TAMPA, Fla. (WFLA) — It still just doesn’t make sense.

The disappearance and presumed death of attorney Steven Cozzi has left many in the legal community with questions.

Now, we’re hearing from another attorney, Jake Pillsbury, who was working with Cozzi on the civil case that police believe may be connected to the alleged crime.

Mr. Pillsbury was Cozzi’s co-counsel. On the other side, a local doctor that had filed the lawsuit.

Police say that doctor, Tomasz Kosowski, killed Cozzi.

“You felt like you guys were about to win this case?” asked Saeidi.

“We were winning,” Pillsbury replied.

“He never came across as emotional one way or another,” Pillsbury said of Kosowski. “The way that he was on that call was pretty standard for him.”

On March 21, Cozzi and Pillsbury had a virtual court hearing. Their clients were being sued for negligence, by Dr. Kosowski. According to Pillsbury, the doctor blamed billing discrepancies for negative online reviews.

At 10:30 a.m., Pillsbury says he called into the hearing. The doctor was there but Steve was not.

“Steve not being there was really strange and then he wasn’t responding to my text messages, which was really strange,” Pillsbury recalled.

Largo police say Cozzi was dead, and his body was in a cart outside his office.

Court documents allege the doctor murdered Cozzi in the restroom, then dialed into the hearing.

“As soon as the defendant disconnects .. video captures the subject at the crime scene beginning to move,” the documents said.

Soon after the call, police were on scene and a manhunt began to find the suspect. Pillsbury says he spoke with detectives, sharing his account.

“I knew it was him. I knew what happened,” he said, “I went straight home. I made sure my house was locked up. We bought a new security system.”

“I wouldn’t leave the house, I was really really scared. I didn’t sleep at night.”

Prosecutors are seeking the death penalty. The doctor’s attorney, Bjorn Brunvand, is urging patience.

“He’s presumed innocent despite the nature of the charges,” Brunvand said.

Tampa’s legal community honored Cozzi at a vigil, after his death. The case stunned colleagues.

“Steve was … accessible, I run a virtual office,” said Pillsbury, “I keep going over my head like how scary it probably was, how difficult it must’ve been for him just to process it all.”

“It haunts me thinking about what happened to him. Like I can’t deal with the actual idea of what happened to him.”

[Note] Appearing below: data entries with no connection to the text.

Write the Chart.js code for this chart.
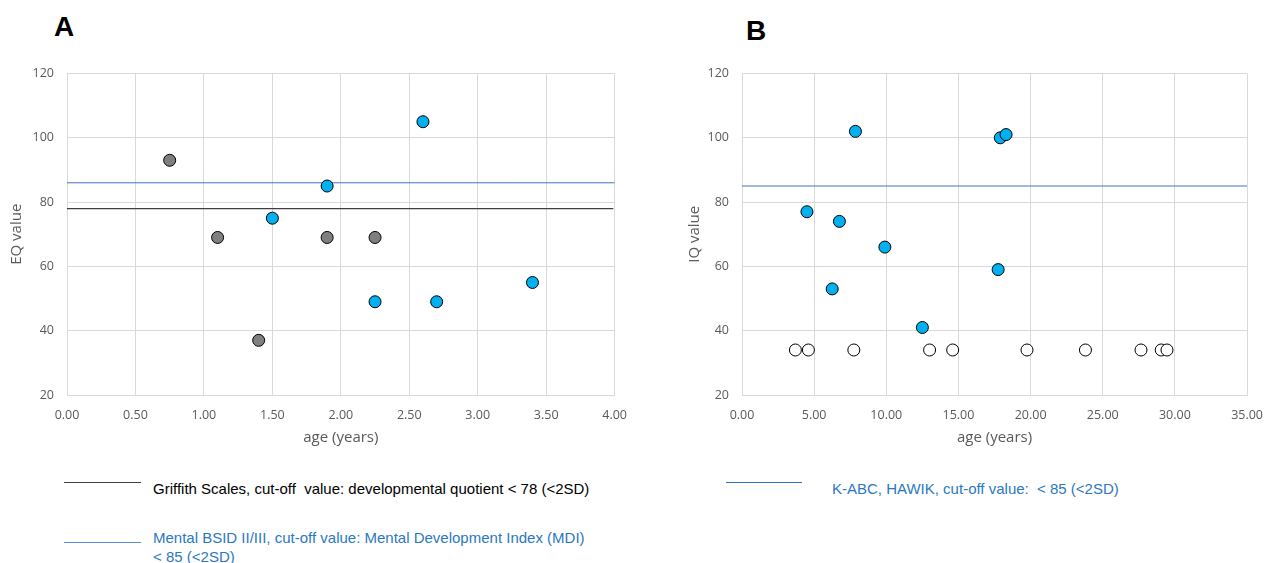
<!DOCTYPE html>
<html>
<head>
<meta charset="utf-8">
<script src="https://cdn.jsdelivr.net/npm/chart.js@4/dist/chart.umd.min.js"></script>
<style>
  body { margin: 0; background: #fff; width: 1265px; height: 563px; position: relative; overflow: hidden; }
  .panel { position: absolute; font-family: "Liberation Sans", Arial, sans-serif; font-weight: bold; font-size: 28px; color: #000; }
  canvas { position: absolute; }
  .leg { position: absolute; font-family: "Liberation Sans", Arial, sans-serif; font-size: 15px; line-height: 19px; }
  .leg-line { position: absolute; height: 0; }
</style>
</head>
<body>
<div class="panel" style="left:54px; top:11px;">A</div>
<div class="panel" style="left:746px; top:15px;">B</div>

<canvas id="chartA" width="640" height="407" style="left:0; top:53px;"></canvas>
<canvas id="chartB" width="596" height="407" style="left:680px; top:53px;"></canvas>

<div class="leg-line" style="left:64px; top:482px; width:77px; border-top:1px solid #404040;"></div>
<div class="leg" style="left:153px; top:479px; color:#000;">Griffith Scales, cut-off&nbsp; value: developmental quotient &lt; 78 (&lt;2SD)</div>
<div class="leg-line" style="left:64px; top:542px; width:77px; border-top:1px solid #5b8bd6;"></div>
<div class="leg" style="left:153px; top:528px; color:#2b78c2;">Mental BSID II/III, cut-off value: Mental Development Index (MDI)<br>&lt; 85 (&lt;2SD)</div>

<div class="leg-line" style="left:726px; top:482px; width:76px; border-top:1px solid #2f6fc4;"></div>
<div class="leg" style="left:832px; top:479px; color:#2b78c2;">K-ABC, HAWIK, cut-off value:&nbsp; &lt; 85 (&lt;2SD)</div>

<script>
// panel A: age (years) vs EQ
var griffithAge = [0.75, 1.10, 1.40, 1.90, 2.25]
var griffithEQ = [93, 69, 37, 69, 69]
var bsidAge = [1.50, 1.90, 2.60, 2.25, 2.70, 3.40]
var bsidEQ = [75, 85, 105, 49, 49, 55]
var griffithCutoff = 78
var bsidCutoff = 86
var xTicksA = [0, 0.5, 1, 1.5, 2, 2.5, 3, 3.5, 4]

// panel B: age (years) vs IQ
var iqAge = [7.86, 17.9, 18.3, 4.5, 6.75, 9.9, 6.25, 17.75, 12.5]
var iqValue = [102, 100, 101, 77, 74, 66, 53, 59, 41]
var untestAge = [3.7, 4.6, 7.75, 13.0, 14.6, 19.75, 23.8, 27.65, 29.05, 29.45]
var untestValue = [34, 34, 34, 34, 34, 34, 34, 34, 34, 34]
var kabcCutoff = 85
var xTicksB = [0, 5, 10, 15, 20, 25, 30, 35]

var yTicks = [20, 40, 60, 80, 100, 120]

function pts(xs, ys) {
    return xs.map(function (x, i) { return { x: x, y: ys[i] } })
}

function hline(y, x0, x1) {
    return [{ x: x0, y: y }, { x: x1, y: y }]
}

var tickFont = { family: '"Open Sans", sans-serif', size: 12.5 }
var titleFont = { family: '"Open Sans", sans-serif', size: 15 }
var gridColor = '#d9d9d9'
var textColor = '#595959'

function makeOptions(xTicks, yTitle, yWidth, yTitlePad) {
    return {
        responsive: false,
        animation: false,
        layout: { padding: { top: 6, right: 24, left: 0, bottom: 0 } },
        plugins: { legend: { display: false }, tooltip: { enabled: false } },
        scales: {
            x: {
                type: 'linear',
                min: xTicks[0],
                max: xTicks[xTicks.length - 1],
                afterBuildTicks: function (s) { s.ticks = xTicks.map(function (v) { return { value: v } }) },
                afterFit: function (s) { s.height = 65 },
                grid: { color: gridColor, drawTicks: false },
                border: { color: gridColor },
                ticks: { padding: 13, color: textColor, font: tickFont, maxRotation: 0,
                    callback: function (v) { return v.toFixed(2) } },
                title: { display: true, text: 'age (years)', color: textColor, font: titleFont, padding: 13 }
            },
            y: {
                min: 20,
                max: 120,
                afterBuildTicks: function (s) { s.ticks = yTicks.map(function (v) { return { value: v } }) },
                afterFit: function (s) { s.width = yWidth },
                grid: { color: gridColor, drawTicks: false },
                border: { color: gridColor },
                ticks: { padding: 13, color: textColor, font: tickFont },
                title: { display: true, text: yTitle, color: textColor, font: titleFont, padding: yTitlePad }
            }
        }
    }
}

var dotStyle = { pointRadius: 6, pointBorderWidth: 1, pointBorderColor: '#000', showLine: false, order: 1 }

new Chart(document.getElementById('chartA'), {
    type: 'scatter',
    data: {
        datasets: [
            Object.assign({ data: pts(griffithAge, griffithEQ), pointBackgroundColor: '#7f7f7f' }, dotStyle),
            Object.assign({ data: pts(bsidAge, bsidEQ), pointBackgroundColor: '#00b0f0' }, dotStyle),
            { data: hline(griffithCutoff, 0, 3.99), showLine: true, pointRadius: 0, borderColor: '#404040', borderWidth: 1.2, order: 2 },
            { data: hline(bsidCutoff, 0, 4), showLine: true, pointRadius: 0, borderColor: '#4472c4', borderWidth: 1, order: 2 }
        ]
    },
    options: makeOptions(xTicksA, 'EQ value', 67, 8)
})

new Chart(document.getElementById('chartB'), {
    type: 'scatter',
    data: {
        datasets: [
            Object.assign({ data: pts(iqAge, iqValue), pointBackgroundColor: '#00b0f0' }, dotStyle),
            Object.assign({ data: pts(untestAge, untestValue), pointBackgroundColor: '#fff' }, dotStyle),
            { data: hline(kabcCutoff, 0, 35), showLine: true, pointRadius: 0, borderColor: '#4472c4', borderWidth: 1, order: 2 }
        ]
    },
    options: makeOptions(xTicksB, 'IQ value', 62, 6)
})
</script>
</body>
</html>
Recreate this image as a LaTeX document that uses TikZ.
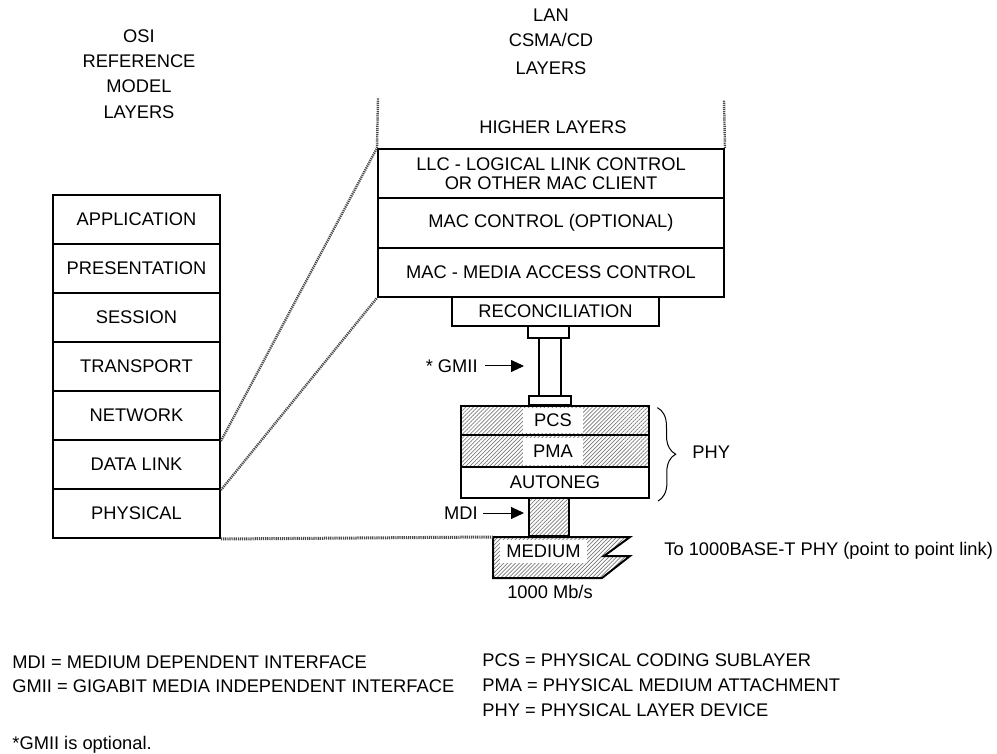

Equally haunting, the what-ifs. Two months earlier, the doctor was in Cozzi’s office, for a deposition. Pillsbury was on Zoom.

“Tom Kosowski was conducting a deposition of a witness with very little information,” he said, “It was just constant and this witness was becoming uncomfortable.”

“Steve felt so bad for her because she was getting beat up.”

Court documents state the depo became “verbally contentious.”

Then, the doctor allegedly confronted Cozzi in the restroom.

“When he approached him in the bathroom…I wish we could’ve, like….I wish we would’ve brought that to the court’s attention faster,” he said. “I am constantly dealing with a mixture of sadness, grief and guilt.”

To date, police have not found Cozzi’s body.

Those who had the privilege of meeting Cozzi will never forget him.

“He deserved so much better, he just deserved so much better,” said Pillsbury. “Everybody lost, the world is worse today.”